The revelation reflects the extent to which K-12 public schools around the country have become infused with left-wing ideas on race and gender. Pittsburgh Public Schools, for example, has pushed its teachers to infuse critical race theory into classrooms through "racial equity learning resources" that argue America is systemically racist and condemn merit-based policies as "rooted in whiteness," as the Free Beacon previously reported. And in New York City, middle schoolers were tasked with surveilling their friends and family for "microaggressions," as first reported by the Free Beacon.

Liberated Ethnic Studies’s website includes a sample lesson plan for kindergarten through second grade, in which students create butterflies to symbolize migrant children in detention centers. Another sample lesson plan, for students as young as third grade, teaches them about "intersectionality" and "gender expression."

A now-deleted toolkit on how to "teach Palestine," previously on the consulting group’s website, guides educators on how to cultivate an adversarial view toward "white settler states," like the United States and Israel, among their students. The toolkit rails against "Zionism," claiming it seeks to expand the state of Israel "by any means necessary," while blaming "right-wing myths" and "Zionist organizations" for stunting the development of an "authentic anti-racist curriculum." It also suggests hiding lesson plans from uncooperative administrators and warns of the troubles associated with having to navigate the "treacherous waters of white supremacy" that seek to "prevent teachers and students from making connections between the U.S. and Israel as white settler states."

"Teaching the truth about the history of the U.S. is a liberatory act, for teachers and for students" the consulting group stated in its "teach Palestine" toolkit. "Teaching the truth about Palestine is also a liberatory act, for teachers and for students. It’s a political decision."

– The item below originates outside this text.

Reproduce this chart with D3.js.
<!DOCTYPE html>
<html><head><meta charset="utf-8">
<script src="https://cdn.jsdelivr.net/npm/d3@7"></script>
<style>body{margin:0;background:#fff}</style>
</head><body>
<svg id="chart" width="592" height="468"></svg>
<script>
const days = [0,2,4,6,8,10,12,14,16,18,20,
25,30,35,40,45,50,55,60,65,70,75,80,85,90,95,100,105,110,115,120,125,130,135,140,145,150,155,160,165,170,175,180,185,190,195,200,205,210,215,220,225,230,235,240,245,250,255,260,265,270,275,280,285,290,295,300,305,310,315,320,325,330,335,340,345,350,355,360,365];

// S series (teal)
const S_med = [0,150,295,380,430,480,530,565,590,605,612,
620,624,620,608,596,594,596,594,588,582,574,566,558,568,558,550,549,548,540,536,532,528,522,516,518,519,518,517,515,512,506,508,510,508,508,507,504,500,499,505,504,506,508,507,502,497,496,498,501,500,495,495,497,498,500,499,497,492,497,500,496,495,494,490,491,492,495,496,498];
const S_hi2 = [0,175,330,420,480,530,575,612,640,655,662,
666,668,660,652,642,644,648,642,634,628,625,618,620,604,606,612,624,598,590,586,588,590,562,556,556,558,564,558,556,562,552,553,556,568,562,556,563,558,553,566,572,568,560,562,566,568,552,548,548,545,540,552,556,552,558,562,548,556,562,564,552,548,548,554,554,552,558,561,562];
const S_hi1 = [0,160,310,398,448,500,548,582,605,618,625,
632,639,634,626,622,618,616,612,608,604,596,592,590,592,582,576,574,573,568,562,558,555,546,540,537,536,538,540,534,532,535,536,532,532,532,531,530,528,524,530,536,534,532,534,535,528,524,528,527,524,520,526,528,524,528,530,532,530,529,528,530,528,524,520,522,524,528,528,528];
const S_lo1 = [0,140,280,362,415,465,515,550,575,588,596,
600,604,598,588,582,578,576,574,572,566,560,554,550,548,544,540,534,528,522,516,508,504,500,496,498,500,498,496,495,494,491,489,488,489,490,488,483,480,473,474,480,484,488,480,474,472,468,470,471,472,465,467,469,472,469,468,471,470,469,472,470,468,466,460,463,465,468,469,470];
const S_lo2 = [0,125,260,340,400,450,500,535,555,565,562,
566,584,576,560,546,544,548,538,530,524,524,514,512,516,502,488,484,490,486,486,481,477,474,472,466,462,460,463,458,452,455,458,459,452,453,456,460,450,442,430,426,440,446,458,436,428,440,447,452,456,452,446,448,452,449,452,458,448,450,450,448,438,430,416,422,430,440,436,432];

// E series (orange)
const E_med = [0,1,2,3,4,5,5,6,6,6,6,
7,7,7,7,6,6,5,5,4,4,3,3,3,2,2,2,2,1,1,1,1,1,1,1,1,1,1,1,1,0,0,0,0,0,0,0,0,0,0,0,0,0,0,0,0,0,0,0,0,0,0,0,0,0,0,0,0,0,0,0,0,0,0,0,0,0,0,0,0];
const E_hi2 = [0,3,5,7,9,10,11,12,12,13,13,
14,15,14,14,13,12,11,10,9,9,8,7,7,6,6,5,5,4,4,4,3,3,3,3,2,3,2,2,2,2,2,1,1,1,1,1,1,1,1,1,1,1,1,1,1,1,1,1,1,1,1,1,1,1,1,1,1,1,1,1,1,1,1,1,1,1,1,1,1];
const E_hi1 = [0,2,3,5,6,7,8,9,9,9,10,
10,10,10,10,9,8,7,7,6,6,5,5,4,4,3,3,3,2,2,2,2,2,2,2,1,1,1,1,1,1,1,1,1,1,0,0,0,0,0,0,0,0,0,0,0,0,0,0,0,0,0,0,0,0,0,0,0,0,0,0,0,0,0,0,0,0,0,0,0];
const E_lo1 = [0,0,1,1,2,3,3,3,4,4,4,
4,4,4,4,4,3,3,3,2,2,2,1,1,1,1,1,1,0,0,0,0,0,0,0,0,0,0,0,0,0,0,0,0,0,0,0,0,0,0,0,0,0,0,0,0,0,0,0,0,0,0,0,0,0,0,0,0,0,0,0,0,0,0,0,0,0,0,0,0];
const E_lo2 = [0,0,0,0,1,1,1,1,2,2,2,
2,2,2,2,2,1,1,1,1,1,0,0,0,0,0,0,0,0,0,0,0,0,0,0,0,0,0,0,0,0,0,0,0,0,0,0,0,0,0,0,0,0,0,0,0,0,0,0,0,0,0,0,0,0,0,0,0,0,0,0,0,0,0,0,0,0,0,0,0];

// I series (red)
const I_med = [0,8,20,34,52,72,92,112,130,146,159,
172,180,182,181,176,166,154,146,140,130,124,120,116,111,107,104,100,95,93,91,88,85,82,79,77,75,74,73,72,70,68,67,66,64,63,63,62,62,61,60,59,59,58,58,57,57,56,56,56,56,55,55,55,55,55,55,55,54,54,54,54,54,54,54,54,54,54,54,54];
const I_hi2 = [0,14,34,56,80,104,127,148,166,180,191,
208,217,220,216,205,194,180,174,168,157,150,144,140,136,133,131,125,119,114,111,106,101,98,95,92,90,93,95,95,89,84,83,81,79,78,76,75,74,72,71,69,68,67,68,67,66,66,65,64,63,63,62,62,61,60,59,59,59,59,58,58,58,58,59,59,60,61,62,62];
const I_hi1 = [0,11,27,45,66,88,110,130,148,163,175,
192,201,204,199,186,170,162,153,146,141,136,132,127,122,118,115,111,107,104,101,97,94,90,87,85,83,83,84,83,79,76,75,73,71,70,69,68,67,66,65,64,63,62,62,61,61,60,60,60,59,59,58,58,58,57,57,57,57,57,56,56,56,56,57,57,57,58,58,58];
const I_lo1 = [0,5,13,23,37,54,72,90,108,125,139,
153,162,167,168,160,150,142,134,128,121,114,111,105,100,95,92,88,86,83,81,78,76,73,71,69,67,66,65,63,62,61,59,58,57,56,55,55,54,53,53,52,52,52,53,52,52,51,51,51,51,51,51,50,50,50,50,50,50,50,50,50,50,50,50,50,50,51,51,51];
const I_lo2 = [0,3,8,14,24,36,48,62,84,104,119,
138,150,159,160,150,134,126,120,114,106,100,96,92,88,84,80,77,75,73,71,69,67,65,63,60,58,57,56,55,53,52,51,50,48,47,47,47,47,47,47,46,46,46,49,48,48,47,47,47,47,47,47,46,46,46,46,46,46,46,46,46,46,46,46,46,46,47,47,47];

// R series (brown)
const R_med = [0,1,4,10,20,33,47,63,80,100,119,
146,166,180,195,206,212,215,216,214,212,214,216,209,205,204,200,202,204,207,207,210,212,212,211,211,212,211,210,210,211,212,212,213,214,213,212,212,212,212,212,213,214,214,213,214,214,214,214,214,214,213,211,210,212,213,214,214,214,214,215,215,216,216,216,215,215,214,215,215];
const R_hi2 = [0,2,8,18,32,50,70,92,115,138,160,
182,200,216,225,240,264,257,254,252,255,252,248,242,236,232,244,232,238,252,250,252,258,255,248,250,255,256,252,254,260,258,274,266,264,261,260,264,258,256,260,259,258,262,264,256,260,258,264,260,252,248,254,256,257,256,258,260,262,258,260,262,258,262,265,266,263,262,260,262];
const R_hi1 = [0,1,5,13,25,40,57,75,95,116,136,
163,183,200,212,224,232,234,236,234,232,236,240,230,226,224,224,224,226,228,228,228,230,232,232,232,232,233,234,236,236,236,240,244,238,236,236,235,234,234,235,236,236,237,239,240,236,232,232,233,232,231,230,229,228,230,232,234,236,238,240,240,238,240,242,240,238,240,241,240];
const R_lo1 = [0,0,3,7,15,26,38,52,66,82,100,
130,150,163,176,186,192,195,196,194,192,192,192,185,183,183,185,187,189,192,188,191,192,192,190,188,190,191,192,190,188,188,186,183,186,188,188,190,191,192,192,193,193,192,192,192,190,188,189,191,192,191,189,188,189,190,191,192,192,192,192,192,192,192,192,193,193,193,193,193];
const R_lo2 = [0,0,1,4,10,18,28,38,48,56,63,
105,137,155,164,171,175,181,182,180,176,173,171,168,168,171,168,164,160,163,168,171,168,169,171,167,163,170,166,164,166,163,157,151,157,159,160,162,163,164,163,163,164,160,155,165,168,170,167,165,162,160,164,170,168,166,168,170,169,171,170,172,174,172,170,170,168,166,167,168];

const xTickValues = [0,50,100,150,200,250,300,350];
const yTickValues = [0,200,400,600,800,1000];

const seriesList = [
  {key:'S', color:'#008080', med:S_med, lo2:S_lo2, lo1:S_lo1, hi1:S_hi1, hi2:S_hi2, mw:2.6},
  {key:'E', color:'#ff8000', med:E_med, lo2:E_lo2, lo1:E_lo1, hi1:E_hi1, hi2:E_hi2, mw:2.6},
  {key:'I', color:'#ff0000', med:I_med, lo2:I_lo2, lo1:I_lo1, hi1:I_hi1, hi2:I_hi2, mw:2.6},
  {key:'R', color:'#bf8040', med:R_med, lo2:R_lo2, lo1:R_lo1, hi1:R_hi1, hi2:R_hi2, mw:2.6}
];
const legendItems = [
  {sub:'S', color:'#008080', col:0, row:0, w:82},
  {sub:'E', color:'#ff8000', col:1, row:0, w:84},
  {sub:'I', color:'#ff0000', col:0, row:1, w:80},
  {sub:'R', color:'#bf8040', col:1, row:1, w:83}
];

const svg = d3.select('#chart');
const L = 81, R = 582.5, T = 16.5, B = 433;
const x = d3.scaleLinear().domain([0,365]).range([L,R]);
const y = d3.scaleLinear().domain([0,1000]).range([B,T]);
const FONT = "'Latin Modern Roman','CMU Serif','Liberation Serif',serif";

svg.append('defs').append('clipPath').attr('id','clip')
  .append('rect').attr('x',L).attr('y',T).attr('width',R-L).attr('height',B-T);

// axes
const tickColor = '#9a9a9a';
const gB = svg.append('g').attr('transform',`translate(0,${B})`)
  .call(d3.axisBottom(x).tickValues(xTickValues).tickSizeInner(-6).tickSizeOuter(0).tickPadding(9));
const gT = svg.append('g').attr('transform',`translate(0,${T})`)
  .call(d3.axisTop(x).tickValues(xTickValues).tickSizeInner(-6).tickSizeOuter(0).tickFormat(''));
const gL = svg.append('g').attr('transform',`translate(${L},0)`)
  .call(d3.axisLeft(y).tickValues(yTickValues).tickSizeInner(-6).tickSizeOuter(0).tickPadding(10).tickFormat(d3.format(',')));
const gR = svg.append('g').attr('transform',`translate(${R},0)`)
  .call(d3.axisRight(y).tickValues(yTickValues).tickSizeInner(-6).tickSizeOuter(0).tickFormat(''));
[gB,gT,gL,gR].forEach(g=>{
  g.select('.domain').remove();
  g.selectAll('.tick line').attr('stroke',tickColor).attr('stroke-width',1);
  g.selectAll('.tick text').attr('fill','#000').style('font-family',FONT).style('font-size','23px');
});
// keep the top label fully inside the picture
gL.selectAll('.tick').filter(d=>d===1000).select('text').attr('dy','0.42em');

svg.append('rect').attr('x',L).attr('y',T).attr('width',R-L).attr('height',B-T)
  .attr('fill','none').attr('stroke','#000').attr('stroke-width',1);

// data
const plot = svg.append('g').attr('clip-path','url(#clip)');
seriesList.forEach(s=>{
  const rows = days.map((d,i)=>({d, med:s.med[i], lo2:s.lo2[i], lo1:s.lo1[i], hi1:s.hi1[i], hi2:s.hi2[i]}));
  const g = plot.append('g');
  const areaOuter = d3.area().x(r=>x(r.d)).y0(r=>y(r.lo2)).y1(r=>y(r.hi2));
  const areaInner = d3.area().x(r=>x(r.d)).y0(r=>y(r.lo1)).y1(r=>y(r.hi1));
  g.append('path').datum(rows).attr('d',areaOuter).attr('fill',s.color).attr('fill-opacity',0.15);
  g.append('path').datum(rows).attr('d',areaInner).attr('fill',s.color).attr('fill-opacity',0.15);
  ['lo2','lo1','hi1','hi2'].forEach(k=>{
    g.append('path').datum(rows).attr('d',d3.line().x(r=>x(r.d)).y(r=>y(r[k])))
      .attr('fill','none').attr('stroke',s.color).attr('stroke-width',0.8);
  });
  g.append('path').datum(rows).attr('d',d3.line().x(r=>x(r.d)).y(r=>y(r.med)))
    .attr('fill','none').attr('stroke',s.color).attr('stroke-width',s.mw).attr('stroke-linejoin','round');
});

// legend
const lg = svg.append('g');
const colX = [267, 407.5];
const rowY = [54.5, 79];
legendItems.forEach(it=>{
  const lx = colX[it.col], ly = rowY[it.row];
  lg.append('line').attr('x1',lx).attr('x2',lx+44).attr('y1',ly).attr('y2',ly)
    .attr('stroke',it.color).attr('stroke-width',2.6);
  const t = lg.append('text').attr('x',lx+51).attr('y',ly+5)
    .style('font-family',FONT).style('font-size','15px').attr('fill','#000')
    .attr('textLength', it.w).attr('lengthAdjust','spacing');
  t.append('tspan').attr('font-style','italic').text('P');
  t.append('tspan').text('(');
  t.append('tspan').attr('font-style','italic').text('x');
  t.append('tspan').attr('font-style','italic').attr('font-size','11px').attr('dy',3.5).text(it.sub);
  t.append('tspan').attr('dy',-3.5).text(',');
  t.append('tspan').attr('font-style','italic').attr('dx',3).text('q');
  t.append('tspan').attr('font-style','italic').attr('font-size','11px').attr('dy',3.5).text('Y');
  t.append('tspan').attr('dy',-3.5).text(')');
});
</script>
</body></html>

Other elements of the curriculum instruct educators to help students identify their "people" but include no mention of any white or Jewish ethnicities. Rather, it says that "the stories of people of color are not written in history books," and refers to articles that invoke the hashtag "#OscarsSoWhite" to discuss a lack of diversity in Hollywood.

Curriculum outlines tell teachers to foster "oppositional behaviors that challenge inequality" and help students connect to "past and contemporary resistance movements."

Another outline instructs teachers to help students understand "that we are on a journey to decolonize ourselves." That outline also wants students to learn about their "racialized self, the complexities, the intersectionality and beauty associated with it."

Superintendent Ford Morthel, the consortium, and Berkeley Unified School District did not respond to the Free Beacon’s requests for comment.

Meanwhile, the district is facing a federal civil rights complaint over "unchecked" anti-Semitic bullying, as well as a civil lawsuit that centers around an allegedly biased ethnic studies lesson about Israel.

Ford Morthel said during last week’s hearing that the district’s ethnic studies lessons are created "in-house," adding that it was incorrect to say the district had "contracted" with the Liberated Ethnic Studies because it had not purchased any materials from them. She did, however, concede that "they are a resource that we use" and described them as a "thought partner."

"Once she said, ‘No, no. We didn’t contract with Liberated Ethnic Studies for our curriculum.’ That was a true statement," Lori Lowenthal Marcus, attorney for the plaintiff suing the district over its biased ethnic studies lesson on Israel, told the Free Beacon. "But it doesn’t mean anything like what people assume it does. … What they do is either call it professional development, or teacher training, so it isn’t like handing over a box with the documents in it," she added. "But of course the district is using the same material."

California Republican Rep. Kevin Kiley made a similar point during the hearing.

"I don’t understand what the difference between a thought partner and working with them on curriculum is," Kiley told Ford Morthel. "You specifically chose to work with a group whose work product was rejected by political leaders throughout California as anti-Semitic, and so I don’t think it’s any wonder then that you see anti-Semitism suddenly become rampant in the halls of your school."